Sunday, November 12, 2006

Stained glass masquerade


Is there anyone that fails? Is there anyone that falls? Am I the only one in church today feelin' so small? 'Cause when I take a look around, everybody seems so strong. I know they'll soon discover that I don't belong. So I tuck it all away, like everything's okay. If I make them all believe it, maybe I'll believe it too. So with a painted grin, I play the part again so everyone will see me the way that I see them.

Is there anyone who's been there? Are there any hands to raise? Am I the only one who's traded in the altar for a stage? The performance is convincing and we know every line by heart. Only when no one is watching can we really fall apart.

But would it set me free if I dared to let you see the truth behind the person that you imagine me to be? Would your arms be open or would you walk away? Would the love of Jesus be enough to make you stay?

Are we happy plastic people under shiny plastic steeples with walls around our weakness and smiles to hide our pain? But if the invitation's open to every heart that has been broken, maybe then we close the curtain on our stained glass masquerade.

This song by Casting Crowns speaks very much about how I feel on Sundays. Is there anyone else feeling how I feel? Does anyone else think themselves unworthy and often out of place? Does anyone else ever feel like they don't belong?

I've wondered for a very long time about the depth of the love Jesus calls us to have for one another. How many of us could withstand a test of that love? If we let go of our pretenses and were honest with our brothers and sisters in Christ, would we continue in the love we profess to have? In the same way that we all want the kind of friends we can be honest with about our weakness and our hurt, we ourselves have to be gracious and understanding and compassionate to those who have weaknesses and hurts we don't.

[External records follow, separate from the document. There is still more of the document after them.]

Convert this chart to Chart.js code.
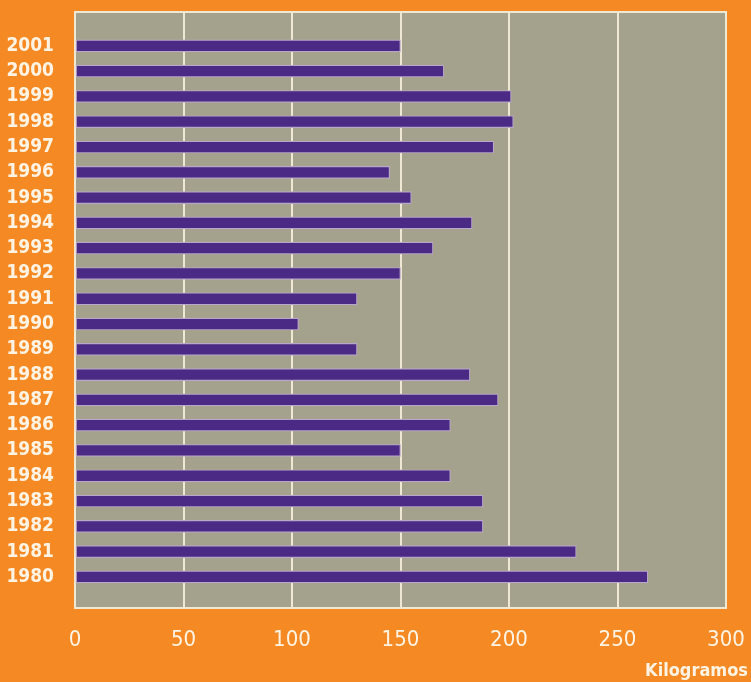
<!DOCTYPE html>
<html>
<head>
<meta charset="utf-8">
<script src="https://cdn.jsdelivr.net/npm/chart.js@4"></script>
<style>
    html, body { margin: 0; padding: 0; background: #f58a25; }
    #wrap { width: 751px; height: 682px; }
</style>
</head>
<body>
<div id="wrap"><canvas id="kgChart" width="751" height="682"></canvas></div>
<script>
const years = [2001, 2000, 1999, 1998, 1997, 1996, 1995, 1994, 1993, 1992, 1991,
    1990, 1989, 1988, 1987, 1986, 1985, 1984, 1983, 1982, 1981, 1980];
const kilos = [150, 170, 201, 202, 193, 145, 155, 183, 165, 150, 130,
    103, 130, 182, 195, 173, 150, 173, 188, 188, 231, 264];
const xTicks = [0, 50, 100, 150, 200, 250, 300];
const axisTitle = 'Kilogramos';

const labelColor = '#fff4e4';

// grey plot area + outline drawn under the bars
const plotBackground = {
    id: 'plotBackground',
    beforeDraw(chart) {
        const { ctx, chartArea: a } = chart;
        ctx.save();
        ctx.fillStyle = '#a4a28c';
        ctx.fillRect(a.left, a.top, a.right - a.left, a.bottom - a.top);
        ctx.strokeStyle = '#efe9d4';
        ctx.lineWidth = 2;
        ctx.strokeRect(a.left, a.top, a.right - a.left, a.bottom - a.top);
        ctx.restore();
    },
    afterDraw(chart) {
        const { ctx } = chart;
        ctx.save();
        ctx.fillStyle = labelColor;
        ctx.font = 'bold 18px "DejaVu Sans Condensed", "DejaVu Sans"';
        ctx.textAlign = 'right';
        ctx.textBaseline = 'middle';
        ctx.fillText(axisTitle, 748, 671);
        ctx.restore();
    },
};

new Chart(document.getElementById('kgChart'), {
    type: 'bar',
    data: {
        datasets: [{
            data: years.map((y, i) => ({ y: y, x: kilos[i] })),
            backgroundColor: '#4a2a84',
            borderColor: '#b9a6cb',
            borderWidth: 1.2,
            borderSkipped: false,
            barThickness: 12,
        }],
    },
    plugins: [plotBackground],
    options: {
        indexAxis: 'y',
        responsive: false,
        animation: false,
        layout: { padding: { top: 12, right: 25, left: 0, bottom: 0 } },
        plugins: { legend: { display: false }, tooltip: { enabled: false } },
        scales: {
            x: {
                type: 'linear',
                min: 0,
                max: 300,
                afterFit: (s) => {
                    s.height = 74;
                    s.paddingLeft = 0;
                    s.paddingRight = 0;
                },
                afterBuildTicks: (s) => { s.ticks = xTicks.map((v) => ({ value: v })); },
                border: { display: false },
                grid: {
                    color: (c) => (c.tick && (c.tick.value === 0 || c.tick.value === 300) ? 'rgba(0,0,0,0)' : '#efe9d4'),
                    lineWidth: 2,
                    drawTicks: false,
                },
                ticks: {
                    color: labelColor,
                    padding: 19,
                    font: { family: '"DejaVu Sans Condensed", "DejaVu Sans"', size: 22 },
                },
            },
            y: {
                type: 'linear',
                offset: false,
                min: 1978.77,
                max: 2002.34,
                afterFit: (s) => {
                    s.width = 75;
                    s.paddingTop = 0;
                    s.paddingBottom = 0;
                },
                afterBuildTicks: (s) => { s.ticks = years.map((v) => ({ value: v })); },
                border: { display: false },
                grid: { display: false },
                ticks: {
                    color: labelColor,
                    padding: 13,
                    callback: (v) => String(v),
                    font: { family: '"DejaVu Sans Condensed", "DejaVu Sans"', size: 19, weight: 'bold' },
                },
            },
        },
    },
});
</script>
</body>
</html>
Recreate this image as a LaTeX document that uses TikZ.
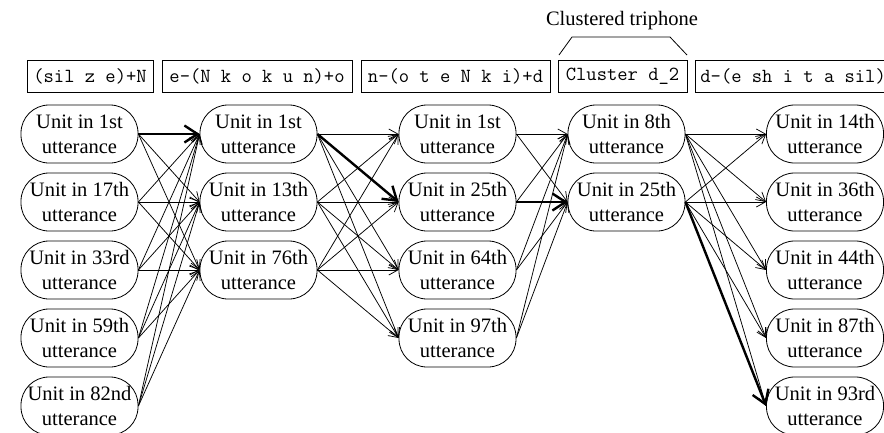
\documentclass[tikz,border=0pt]{standalone}
\usepackage{fontspec}
\setmainfont{Liberation Serif}
\usetikzlibrary{arrows.meta}
\begin{document}
\begin{tikzpicture}[x=1pt,y=-1pt,
  unit/.style={draw, line width=0.8pt, rounded corners=28pt, minimum width=117pt, minimum height=58pt,
    inner sep=0pt, align=center, font=\fontsize{20.5}{25}\selectfont},
  hdr/.style={draw, line width=0.8pt, minimum height=32pt, inner sep=0pt,
    font=\ttfamily\fontsize{20}{22}\selectfont},
  arr/.style={line width=0.75pt, -{Straight Barb[length=9pt,width=10pt]}},
  thickarr/.style={line width=2.4pt, -{Straight Barb[length=13pt,width=17pt]}}]
\useasboundingbox (0,0) rectangle (884,432);
\clip (0,0) rectangle (884,432);
% headers
\node[hdr, minimum width=126pt] (h1) at (90,76) {(sil z e)+N};
\node[hdr, minimum width=190pt] (h2) at (257,76) {e-(N k o k u n)+o};
\node[hdr, minimum width=189pt] (h3) at (455.5,76) {n-(o t e N k i)+d};
\node[hdr, minimum width=129pt] (h4) at (622.5,76) {Cluster d\_2};
\node[hdr, anchor=west, inner xsep=5pt] (h5) at (695,76) {d-(e sh i t a sil)};
\node[font=\fontsize{20.5}{25}\selectfont] (ct) at (622,21) {Clustered triphone};
\draw[line width=0.8pt] (559,55) -- (572,37) -- (670,37) -- (687,55);
% column 1
\node[unit] (a1) at (79.5,134) {Unit in 1st\\utterance};
\node[unit] (a2) at (79.5,202) {Unit in 17th\\utterance};
\node[unit] (a3) at (79.5,270) {Unit in 33rd\\utterance};
\node[unit] (a4) at (79.5,338) {Unit in 59th\\utterance};
\node[unit] (a5) at (79.5,406) {Unit in 82nd\\utterance};
% column 2
\node[unit] (b1) at (258.5,134) {Unit in 1st\\utterance};
\node[unit] (b2) at (258.5,202) {Unit in 13th\\utterance};
\node[unit] (b3) at (258.5,270) {Unit in 76th\\utterance};
% column 3
\node[unit] (c1) at (457.5,134) {Unit in 1st\\utterance};
\node[unit] (c2) at (457.5,202) {Unit in 25th\\utterance};
\node[unit] (c3) at (457.5,270) {Unit in 64th\\utterance};
\node[unit] (c4) at (457.5,338) {Unit in 97th\\utterance};
% column 4
\node[unit] (d1) at (626.5,134) {Unit in 8th\\utterance};
\node[unit] (d2) at (626.5,202) {Unit in 25th\\utterance};
% column 5
\node[unit] (e1) at (825,134) {Unit in 14th\\utterance};
\node[unit] (e2) at (825,202) {Unit in 36th\\utterance};
\node[unit] (e3) at (825,270) {Unit in 44th\\utterance};
\node[unit] (e4) at (825,338) {Unit in 87th\\utterance};
\node[unit] (e5) at (825,406) {Unit in 93rd\\utterance};
% connectors
\foreach \i in {1,...,5} \foreach \j in {1,2,3} \draw[arr] (a\i.east) -- (b\j.west);
\foreach \i in {1,2,3} \foreach \j in {1,...,4} \draw[arr] (b\i.east) -- (c\j.west);
\foreach \i in {1,...,4} \foreach \j in {1,2} \draw[arr] (c\i.east) -- (d\j.west);
\foreach \i in {1,2} \foreach \j in {1,...,5} \draw[arr] (d\i.east) -- (e\j.west);
\draw[thickarr] (a1.east) -- (b1.west);
\draw[thickarr] (b1.east) -- (c2.west);
\draw[thickarr] (c2.east) -- (d2.west);
\draw[thickarr] (d2.east) -- (e5.west);
\end{tikzpicture}
\end{document}
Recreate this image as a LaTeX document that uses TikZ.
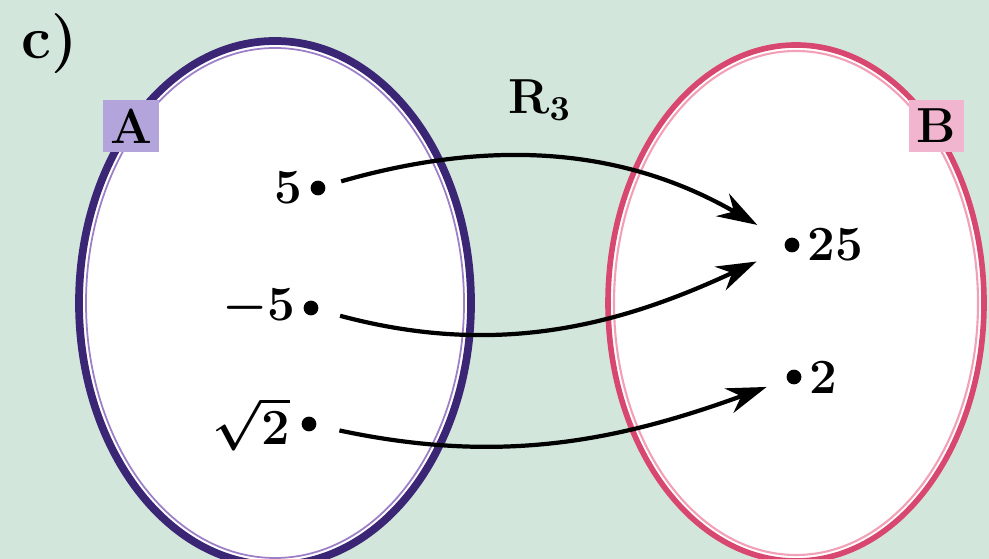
\documentclass[tikz,border=0pt]{standalone}
\usepackage{amsmath,amssymb}
\usepackage{tikz}
\usetikzlibrary{arrows.meta,positioning}

\definecolor{bgcol}{HTML}{D3E6DC}
\definecolor{setA}{HTML}{3A2674}
\definecolor{setAin}{HTML}{9C7FC6}
\definecolor{setB}{HTML}{D8476F}
\definecolor{setBin}{HTML}{F2A0B8}
\definecolor{tagA}{HTML}{B3A5DC}
\definecolor{tagB}{HTML}{F1B5CF}

\begin{document}
\begin{tikzpicture}[
  x=0.01cm,y=-0.01cm,
  elt/.style={circle, fill=black, inner sep=0pt, minimum size=4.2pt},
  lbl/.style={font=\fontsize{14}{16}\selectfont\bfseries, inner sep=1pt},
  tag/.style={minimum width=0.55cm, minimum height=0.52cm, inner sep=0pt, font=\fontsize{14}{16}\selectfont\bfseries},
  arr/.style={-{Stealth[length=4mm,width=2.6mm]}, line width=1.2pt}
]
\useasboundingbox (0,0) rectangle (989,559);
\clip (0,0) rectangle (989,559);
\fill[bgcol] (0,0) rectangle (989,559);

% the two sets
\filldraw[fill=white, draw=setA, line width=2.2pt] (275,303) ellipse [x radius=196, y radius=262];
\draw[setAin, line width=0.5pt] (275,303) ellipse [x radius=189, y radius=255];
\filldraw[fill=white, draw=setB, line width=1.6pt] (796,303) ellipse [x radius=188, y radius=258];
\draw[setBin, line width=0.6pt] (796,303) ellipse [x radius=182, y radius=252];

\node[font=\fontsize{17}{19}\selectfont\bfseries] (part) at (50,44) {c)};
\node[tag, fill=tagA] (tA) at (131,126) {A};
\node[tag, fill=tagB] (tB) at (936,126) {B};
\node[lbl] (rel) at (540,100) {R$_{\boldsymbol{3}}$};

% elements of A
\node[elt] (a1) at (318,188) {};
\node[elt] (a2) at (311,308) {};
\node[elt] (a3) at (309,424) {};
\node[lbl, left=1pt of a1] {5};
\node[lbl, left=1pt of a2] {$\boldsymbol{-}$5};
\node[lbl, left=2pt of a3] {$\boldsymbol{\sqrt{2}}$};

% elements of B
\node[elt] (b1) at (792,245) {};
\node[elt] (b2) at (794,377) {};
\node[lbl, right=1pt of b1] {25};
\node[lbl, right=1pt of b2] {2};

% relation R3
\draw[arr, shorten <=1.6mm, shorten >=3.2mm] (a1) to[out=16, in=150] (b1);
\draw[arr, shorten <=2.2mm, shorten >=3.1mm] (a2) to[out=-15, in=205] (b1);
\draw[arr, shorten <=2.3mm, shorten >=2.1mm] (a3) to[out=-12, in=200] (b2);
\end{tikzpicture}
\end{document}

The album booklet has this to say:
"I don't think it bothers the world that we sin. I think it bothers the world that we act like we don't. There are times that instead of being myself and exposing my own weakness and hurt, I portray a character of the person that I know I should be. But when I expose myself as weak and frail at times, it frees the Body of Christ to restore me as it should and invites others to unmask as well."

By Chester with 1 comment

1 comments:

Honestly?

Yeah.

Been that way for a goooood long time, in fact. I seriously don't know what I'm doing or where I'm going on the so called spiritual journey, if I can call it that....

Isn't it only a journey if you're actually going somewhere?